More followed including the 22-day 2008-2009 war that left over 1,000 Palestinians dead. In the summer of 2014, over 2,100 Palestinians were killed including over 500 children in Operation Protective Edge. In 2021, 256 Palestinians were killed within eleven days. In each case, civilians bore the brunt of the deaths in Gaza.

‘Mowing the lawn’ served multiple purposes for the Israeli state. It maintained deterrence through the staggering use of disproportionate force. It did enough damage to degrade the military capacity of Hamas and other groups significantly. The logic of the blockade was reinforced by the demonisation of Gaza as a perpetual security threat.

After the cross-attacks by Hamas and Palestinian Islamic Jihad on 7 October 2023, Israel escalated its doctrine of ‘mowing the lawn’. Its plan has evolved into something genocidal in scale and intent, determined to uproot the Palestinian population from Gaza entirely. This genocide that is being waged in full display is a part of settler-colonialism; a process aimed towards the erasure, dispossession and annihilation of a people from their homeland.

Tens of thousands of people have been killed in almost two years of bombardment, the pro-rata equivalent of six times the atomic bomb dropped on Hiroshima. A man-made famine orchestrated by the Israeli state has taken hold across the territory whilst the only ‘aid’ available can only be got at the risk of being shot at. Ethnic cleansing is being suggested in front of the world’s press, not only by Netanyahu but the White House.

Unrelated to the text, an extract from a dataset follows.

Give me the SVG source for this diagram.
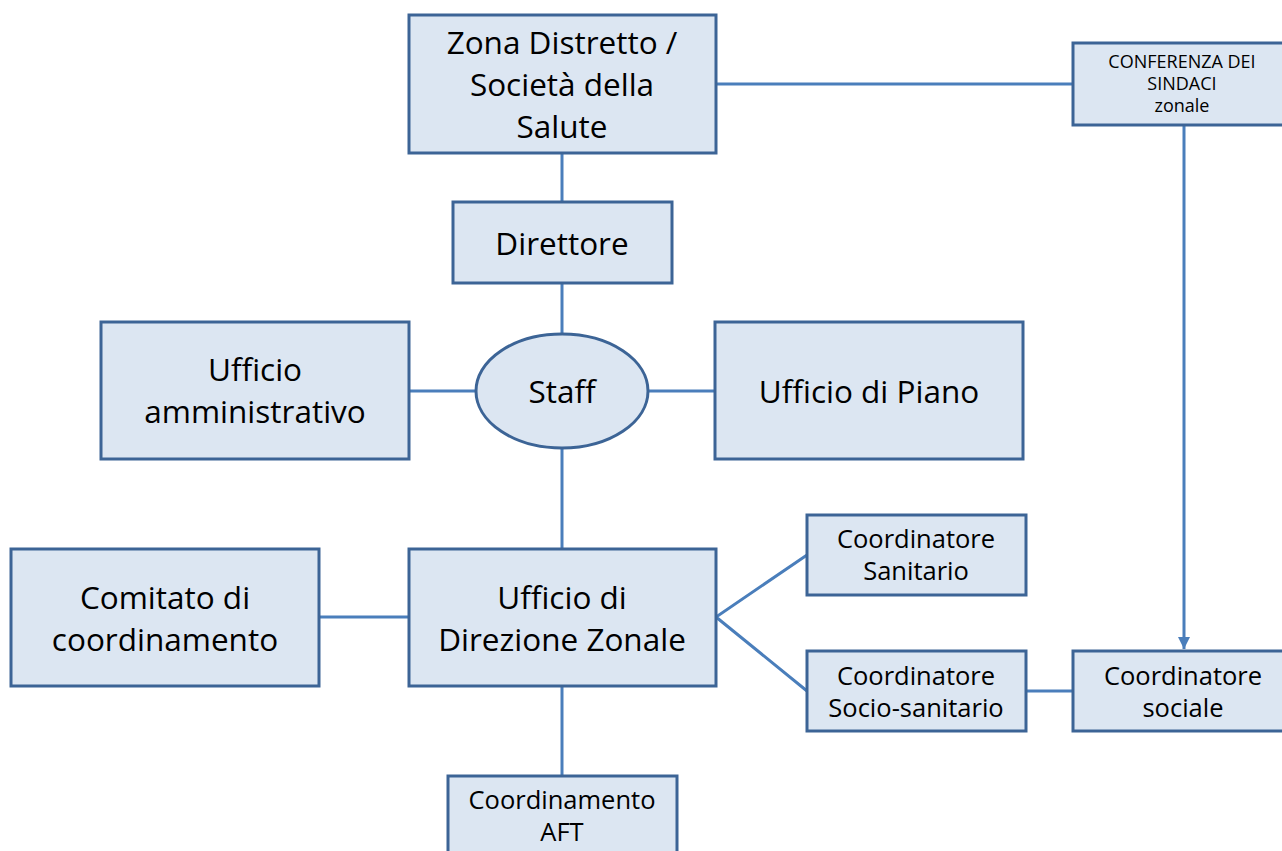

Israel’s disengagement from Gaza in 2005 wasn’t a move towards coexistence, but containment. The withdrawal wasn’t a gesture of peace, but a means to manage a population in a less costly and more distant manner. It gave the illusion of an experiment in Palestinian freedom. It became a staging ground of a slow process of strangulation that has now erupted into genocide. Twenty years on, Gaza’s occupation has been rebranded and reshaped but it had never ended.